- [STATED EXERCISE]: Everything from the first line of the data through the line with "fig.text(fx(x + i" is to be echoed exactly, minus the pictures.

____________

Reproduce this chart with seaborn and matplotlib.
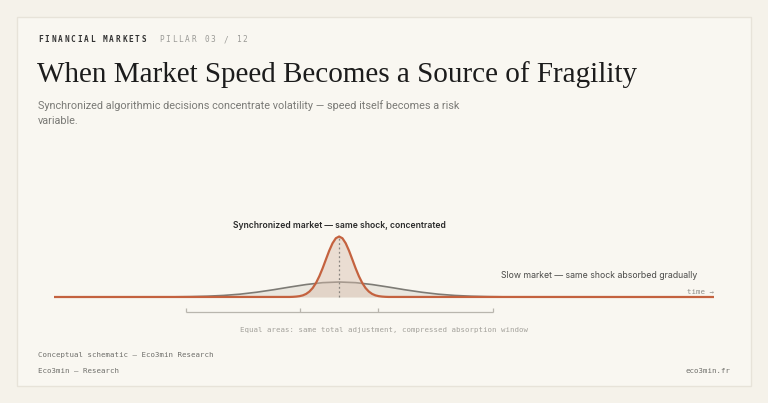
import matplotlib
matplotlib.use("Agg")
import matplotlib.pyplot as plt
from matplotlib.patches import Rectangle
import numpy as np
import pandas as pd
import seaborn as sns

# Conceptual schematic: same shock, two absorption speeds

# time axis (shock at t = 0)
t_start, t_end = -8.64, 11.36
t_sharp = [-1.5, -1.4, -1.3, -1.2, -1.1, -1.0, -0.9, -0.8, -0.7, -0.6, -0.5,
           -0.4, -0.3, -0.2, -0.1, 0.0, 0.1, 0.2, 0.3, 0.4, 0.5, 0.6, 0.7,
           0.8, 0.9, 1.0, 1.1, 1.2, 1.3, 1.4, 1.5]
sharp = [0.001, 0.003, 0.007, 0.014, 0.027, 0.051, 0.090, 0.149, 0.233, 0.343,
         0.475, 0.621, 0.765, 0.888, 0.971, 1.000, 0.971, 0.888, 0.765, 0.621,
         0.475, 0.343, 0.233, 0.149, 0.090, 0.051, 0.027, 0.014, 0.007, 0.003,
         0.001]
t_wide = [-6.0, -5.5, -5.0, -4.5, -4.0, -3.5, -3.0, -2.5, -2.0, -1.5, -1.0, -0.5,
          0.0, 0.5, 1.0, 1.5, 2.0, 2.5, 3.0, 3.5, 4.0, 4.5, 5.0, 5.5, 6.0]
wide = [0.0, 0.001, 0.0025, 0.006, 0.013, 0.026, 0.047, 0.079, 0.119, 0.164,
        0.206, 0.237, 0.248, 0.237, 0.206, 0.164, 0.119, 0.079, 0.047, 0.026,
        0.013, 0.006, 0.0025, 0.001, 0.0]
bracket_edges = [-4.65, -1.18, 1.18, 4.65]

sync_label = "Synchronized market — same shock, concentrated"
slow_label = "Slow market — same shock absorbed gradually"
note_label = "Equal areas: same total adjustment, compressed absorption window"

RED = "#c4623f"
GREY = "#7d7b75"
BG = "#f5f2ea"
CARD = "#f9f7f1"

sns.set_theme(style="white")
plt.rcParams["font.family"] = ["DejaVu Sans"]

W, H = 768, 403
fig = plt.figure(figsize=(W / 100, H / 100), dpi=100, facecolor=BG)


def fx(px):
    return px / W


def fy(py):
    return 1 - py / H


# card
fig.patches.append(Rectangle((fx(16.5), fy(386)), fx(751) - fx(16.5), fy(16.5) - fy(386),
                             transform=fig.transFigure, facecolor=CARD,
                             edgecolor="#e7e3d9", linewidth=1.0, zorder=-10))


def spaced(x, y, s, step, **kw):
    for i, ch in enumerate(s):
        fig.text(fx(x + i * step), fy(y), ch, va="center", ha="left", **kw)


mono = "DejaVu Sans Mono"
spaced(38.3, 40, "FINANCIAL MARKETS", 6.45, family=mono, fontsize=5.6,
       color="#333333", fontweight="bold")
spaced(159, 40, "PILLAR 03 / 12", 6.45, family=mono, fontsize=5.6, color="#9a9a96")

fig.text(fx(37), fy(75), "When Market Speed Becomes a Source of Fragility",
         family="Liberation Serif", fontsize=21, color="#1c1c1c", va="center", ha="left")
fig.text(fx(38), fy(106), "Synchronized algorithmic decisions concentrate volatility — speed itself becomes a risk",
         family="Roboto", fontsize=7.85, color="#7a7a76", va="center", ha="left")
fig.text(fx(38), fy(121), "variable.",
         family="Roboto", fontsize=7.85, color="#7a7a76", va="center", ha="left")

fig.text(fx(38), fy(355.5), "Conceptual schematic — Eco3min Research",
         family=mono, fontsize=5.3, color="#6e6e6a", va="center", ha="left")
fig.text(fx(38), fy(370.7), "Eco3min — Research",
         family=mono, fontsize=5.3, color="#6e6e6a", va="center", ha="left")
fig.text(fx(730), fy(370.7), "eco3min.fr",
         family=mono, fontsize=5.3, color="#6e6e6a", va="center", ha="right")

# chart axes: t -> px 54..714, y 0 at px 297, 1 unit = 60.5 px
y0_px, unit_px = 297, 60.5
ylo, yhi = -0.7, 1.3
bottom_px = y0_px - ylo * unit_px
top_px = y0_px - yhi * unit_px
ax = fig.add_axes([fx(54), fy(bottom_px), fx(714) - fx(54), (bottom_px - top_px) / H])
ax.patch.set_alpha(0)

df_sharp = pd.DataFrame({"t": [t_start] + t_sharp + [t_end], "v": [0.0] + sharp + [0.0]})
df_wide = pd.DataFrame({"t": t_wide, "v": wide})

ax.fill_between(df_wide["t"], 0, df_wide["v"], color="#e9e6de", alpha=0.9, lw=0, zorder=1)
sns.lineplot(data=df_wide, x="t", y="v", ax=ax, color=GREY, lw=1.2, zorder=2)
ax.fill_between(df_sharp["t"], 0, df_sharp["v"], color="#d9bfae", alpha=0.45, lw=0, zorder=3)
ax.vlines(0, 0, max(sharp), colors="#8a8580", linestyles=(0, (1.5, 2)), lw=0.9, zorder=4)
sns.lineplot(data=df_sharp, x="t", y="v", ax=ax, color=RED, lw=1.6, zorder=5)

# bracket under the curves
by, tick = -0.243, 0.058
ax.hlines(by, bracket_edges[0], bracket_edges[-1], colors="#b9b6ae", lw=0.9)
ax.vlines(bracket_edges, by, by + tick, colors="#b9b6ae", lw=0.9)

ax.text(0, 1.19, sync_label, ha="center", va="center", family="Inter",
        fontsize=6.2, fontweight="semibold", color="#2a2a2a")
ax.text(4.9, 0.352, slow_label, ha="left", va="center", family="Inter",
        fontsize=6.25, color="#4a4a48")
ax.text(t_end, 0.088, "time →", ha="right", va="center", family=mono,
        fontsize=5.3, color="#8f8d88")
ax.text(1.36, -0.545, note_label, ha="center", va="center", family=mono,
        fontsize=5.3, color="#a3a19b")

ax.set_xlim(t_start, t_end)
ax.set_ylim(ylo, yhi)
ax.axis("off")

fig.savefig("out.png", dpi=100, facecolor=BG)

____________

- [ANSWER TO THIS PROBLEM]:
Reproduce this chart with seaborn and matplotlib.
import matplotlib
matplotlib.use("Agg")
import matplotlib.pyplot as plt
from matplotlib.patches import Rectangle
import numpy as np
import pandas as pd
import seaborn as sns

# Conceptual schematic: same shock, two absorption speeds

# time axis (shock at t = 0)
t_start, t_end = -8.64, 11.36
t_sharp = [-1.5, -1.4, -1.3, -1.2, -1.1, -1.0, -0.9, -0.8, -0.7, -0.6, -0.5,
           -0.4, -0.3, -0.2, -0.1, 0.0, 0.1, 0.2, 0.3, 0.4, 0.5, 0.6, 0.7,
           0.8, 0.9, 1.0, 1.1, 1.2, 1.3, 1.4, 1.5]
sharp = [0.001, 0.003, 0.007, 0.014, 0.027, 0.051, 0.090, 0.149, 0.233, 0.343,
         0.475, 0.621, 0.765, 0.888, 0.971, 1.000, 0.971, 0.888, 0.765, 0.621,
         0.475, 0.343, 0.233, 0.149, 0.090, 0.051, 0.027, 0.014, 0.007, 0.003,
         0.001]
t_wide = [-6.0, -5.5, -5.0, -4.5, -4.0, -3.5, -3.0, -2.5, -2.0, -1.5, -1.0, -0.5,
          0.0, 0.5, 1.0, 1.5, 2.0, 2.5, 3.0, 3.5, 4.0, 4.5, 5.0, 5.5, 6.0]
wide = [0.0, 0.001, 0.0025, 0.006, 0.013, 0.026, 0.047, 0.079, 0.119, 0.164,
        0.206, 0.237, 0.248, 0.237, 0.206, 0.164, 0.119, 0.079, 0.047, 0.026,
        0.013, 0.006, 0.0025, 0.001, 0.0]
bracket_edges = [-4.65, -1.18, 1.18, 4.65]

sync_label = "Synchronized market — same shock, concentrated"
slow_label = "Slow market — same shock absorbed gradually"
note_label = "Equal areas: same total adjustment, compressed absorption window"

RED = "#c4623f"
GREY = "#7d7b75"
BG = "#f5f2ea"
CARD = "#f9f7f1"

sns.set_theme(style="white")
plt.rcParams["font.family"] = ["DejaVu Sans"]

W, H = 768, 403
fig = plt.figure(figsize=(W / 100, H / 100), dpi=100, facecolor=BG)


def fx(px):
    return px / W


def fy(py):
    return 1 - py / H


# card
fig.patches.append(Rectangle((fx(16.5), fy(386)), fx(751) - fx(16.5), fy(16.5) - fy(386),
                             transform=fig.transFigure, facecolor=CARD,
                             edgecolor="#e7e3d9", linewidth=1.0, zorder=-10))


def spaced(x, y, s, step, **kw):
    for i, ch in enumerate(s):
        fig.text(fx(x + i * step), fy(y), ch, va="center", ha="left", **kw)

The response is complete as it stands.